You are viewing a plain text version of this content. The canonical link for it is here.

Posted to user@spark.apache.org by feng wang <wa...@gmail.com> on 2018/04/11 10:33:53 UTC

Structured Streaming output a lot pieces of files with Append Mode

Hi,
I have seen the doc in Spark 2.2 about Structured Steaming

> Append mode (default) - This is the default mode, where only the new rows
> added to the Result Table since the last trigger will be outputted to the
> sink. This is supported for only those queries where rows added to the
> Result Table is never going to change. Hence, this mode guarantees that
> each row will be output only once (assuming fault-tolerant sink). For
> example, <b>queries with only select, where, map, flatMap, filter, join,
> etc. will support Append mode.</b>

So I tried to output Streaming DataFrame to HDFS with sample code but get
many smaller files in target output path,

>
>     val df =  spark.readStream .option("sep", ",") .option("header", true)
> .option("quote","\"").csv(inputpath)
>     val flow: DataFrame => DataFrame = df.select("name")  // I also try to
> use df.withColumn(xxxx)
>     val Data: DataFrame = flow(df)
>     val query: StreamingQuery = Data.writeStream
>       .format("csv")
>       .option("header", "true")
>       .option("format", "append")
>       .option("path", output)
>       .option("checkpointLocation", "/tmp/checkout")
>       .outputMode(OutputMode.Append())
>       .start()    query.processAllAvailable()
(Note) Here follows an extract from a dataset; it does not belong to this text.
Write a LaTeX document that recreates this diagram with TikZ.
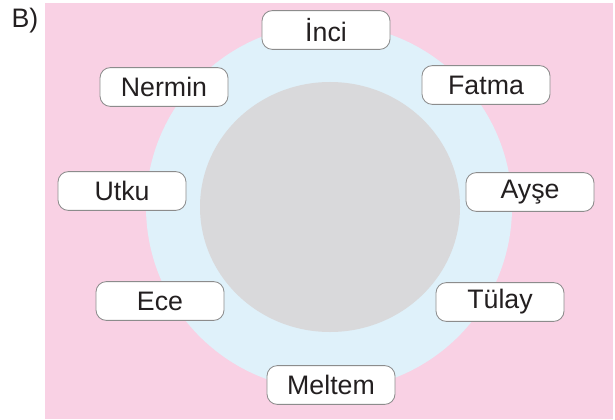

I founded that there was 4 executors in Mesos web in the job duration

  My question is generic:

1.  Is it a bug with Append mode,I means why not write all records to one
file with append mode?

2.  Is there any way to write all records to one file except using `hadoop
getmerge` or `Data.coalesce(1).writeStream.xx`  not so well as  repartition
to 1 partition to generate 1 output file